— start of Material provided —

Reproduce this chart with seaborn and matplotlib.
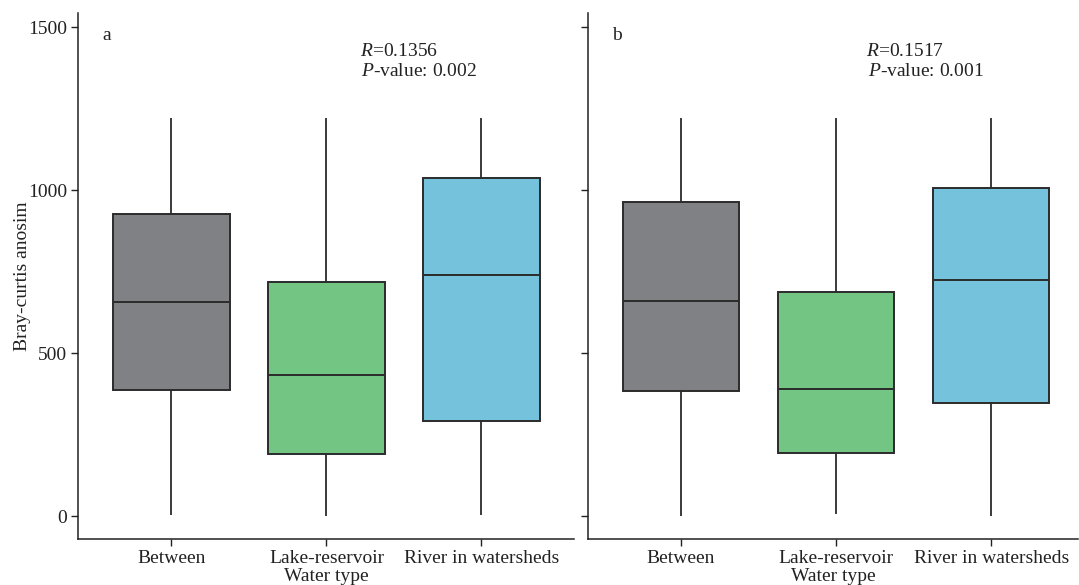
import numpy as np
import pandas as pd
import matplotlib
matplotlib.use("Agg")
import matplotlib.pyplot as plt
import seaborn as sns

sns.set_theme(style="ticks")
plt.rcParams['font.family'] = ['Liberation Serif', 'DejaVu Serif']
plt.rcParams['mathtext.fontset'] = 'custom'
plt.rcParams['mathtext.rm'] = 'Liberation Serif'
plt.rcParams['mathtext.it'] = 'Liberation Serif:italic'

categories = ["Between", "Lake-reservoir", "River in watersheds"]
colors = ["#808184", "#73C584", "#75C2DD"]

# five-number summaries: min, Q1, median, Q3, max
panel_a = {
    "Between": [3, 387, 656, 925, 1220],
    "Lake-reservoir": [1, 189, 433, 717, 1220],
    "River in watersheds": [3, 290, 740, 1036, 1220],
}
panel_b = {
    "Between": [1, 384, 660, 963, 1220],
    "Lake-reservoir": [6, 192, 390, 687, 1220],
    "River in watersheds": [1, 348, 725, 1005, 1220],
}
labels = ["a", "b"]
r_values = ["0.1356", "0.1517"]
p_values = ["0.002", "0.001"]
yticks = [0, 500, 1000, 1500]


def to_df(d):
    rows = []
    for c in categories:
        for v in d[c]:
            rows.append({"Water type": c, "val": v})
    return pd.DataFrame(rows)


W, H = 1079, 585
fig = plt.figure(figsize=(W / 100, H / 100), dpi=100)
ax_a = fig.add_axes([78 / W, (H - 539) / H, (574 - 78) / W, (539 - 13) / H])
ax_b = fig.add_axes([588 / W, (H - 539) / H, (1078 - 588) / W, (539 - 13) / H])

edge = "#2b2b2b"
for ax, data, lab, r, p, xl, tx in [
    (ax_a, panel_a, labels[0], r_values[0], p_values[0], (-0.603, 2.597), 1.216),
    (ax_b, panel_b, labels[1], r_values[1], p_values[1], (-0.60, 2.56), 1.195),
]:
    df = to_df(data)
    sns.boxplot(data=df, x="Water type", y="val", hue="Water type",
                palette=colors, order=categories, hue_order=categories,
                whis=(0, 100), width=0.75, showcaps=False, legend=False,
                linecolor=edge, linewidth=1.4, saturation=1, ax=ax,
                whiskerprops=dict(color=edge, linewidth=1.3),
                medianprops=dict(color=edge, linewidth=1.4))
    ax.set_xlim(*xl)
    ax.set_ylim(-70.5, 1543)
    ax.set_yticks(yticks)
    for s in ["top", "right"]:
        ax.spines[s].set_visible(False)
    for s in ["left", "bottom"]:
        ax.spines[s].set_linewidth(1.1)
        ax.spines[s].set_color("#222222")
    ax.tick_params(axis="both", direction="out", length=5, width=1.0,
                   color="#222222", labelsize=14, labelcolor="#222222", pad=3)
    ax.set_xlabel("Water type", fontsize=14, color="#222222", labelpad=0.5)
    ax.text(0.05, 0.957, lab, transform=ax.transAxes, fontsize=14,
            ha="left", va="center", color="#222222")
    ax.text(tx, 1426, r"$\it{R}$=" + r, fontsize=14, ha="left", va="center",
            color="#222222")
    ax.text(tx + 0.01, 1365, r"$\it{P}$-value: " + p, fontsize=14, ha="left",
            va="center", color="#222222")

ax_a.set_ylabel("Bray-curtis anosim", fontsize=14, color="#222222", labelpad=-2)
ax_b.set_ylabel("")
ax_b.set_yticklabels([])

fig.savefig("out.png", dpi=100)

— end of Material provided —

Task brief = Reproduce the data above word for word from its first line through the line that holds "plt.rcParams['mathtext.it'] = 'Liberation", both ends included; skip pictures.

Solution for this task =
Reproduce this chart with seaborn and matplotlib.
import numpy as np
import pandas as pd
import matplotlib
matplotlib.use("Agg")
import matplotlib.pyplot as plt
import seaborn as sns

sns.set_theme(style="ticks")
plt.rcParams['font.family'] = ['Liberation Serif', 'DejaVu Serif']
plt.rcParams['mathtext.fontset'] = 'custom'
plt.rcParams['mathtext.rm'] = 'Liberation Serif'
plt.rcParams['mathtext.it'] = 'Liberation Serif:italic'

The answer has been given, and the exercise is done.